The project, based at Gran Sasso National Laboratory, will examine a property of ghostly neutrinos by looking for a process called neutrinoless double beta decay. If scientists find it, it could be a clue as to why there is more matter than antimatter in the universe–and show that neutrinos get their mass in a way that’s different from all other particles.
The full CUORE experiment requires 19 towers of tellurium dioxide crystals, each made of 52 blocks just smaller than a Rubik’s cube. Physicists will place these towers into a refrigerator called a cryostat and cool it to 10 millikelvin, barely above absolute zero.
The cryostat will eclipse even the chill of empty space, which registers a toasty 2.7 Kelvin (minus 455 degrees Fahrenheit).
CUORE uses the cold crystals to search for a small change in temperature caused by these rare nuclear decays.
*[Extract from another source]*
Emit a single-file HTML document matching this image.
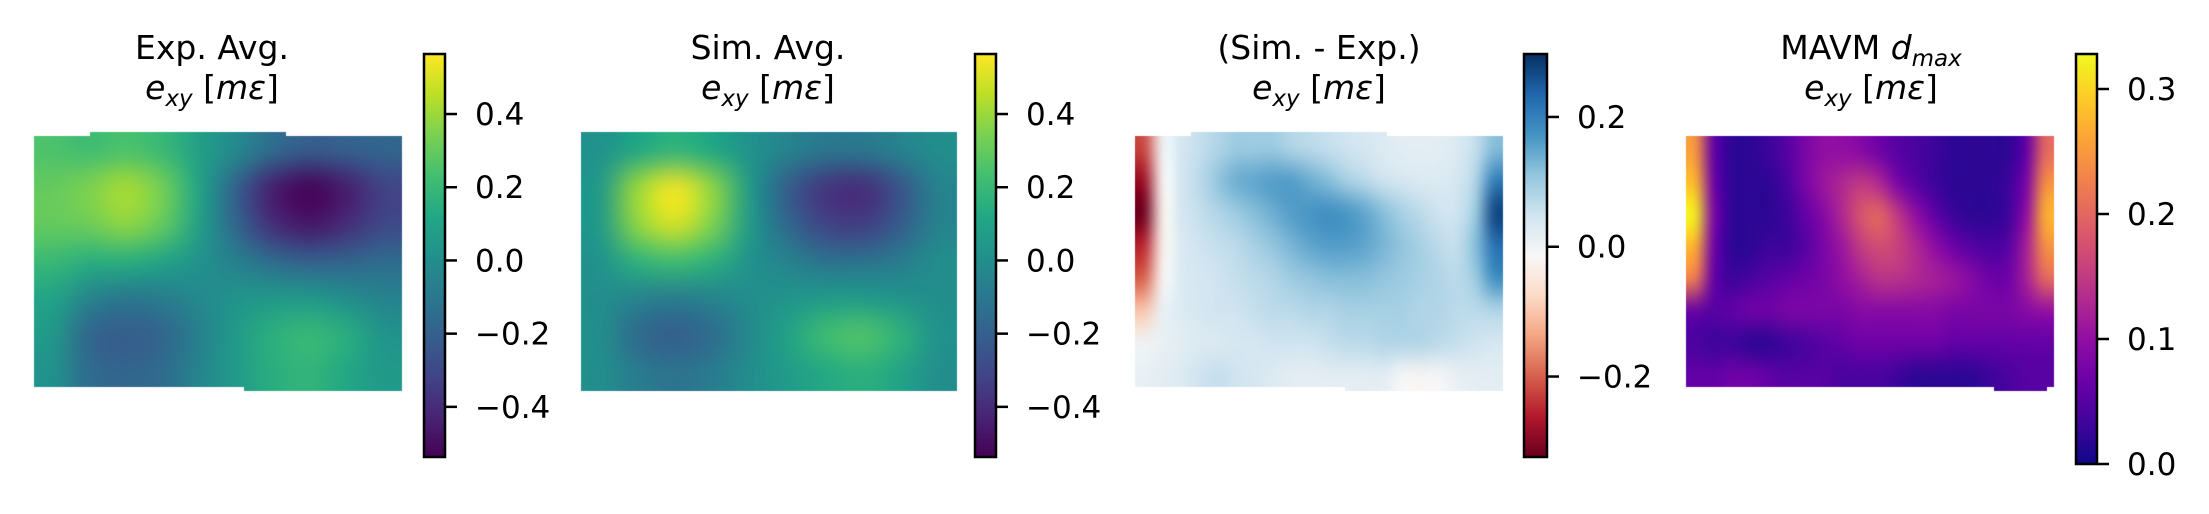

Unlike ordinary beta decays, in which electrons and antineutrinos share energy, the neutrinoless double beta decay produces two electrons, but no neutrinos at all.
It is as if the two antineutrinos that should have been produced annihilate one another inside the nucleus.
“This would be really cool because it would mean that the neutrino and the antineutrino are the same particle, and most of the time we just can’t tell the difference,” says Lindley Winslow, a professor at MIT and one of over 160 scientists working on CUORE.
Neutrinos could be the only fundamental particles of matter to have this strange property.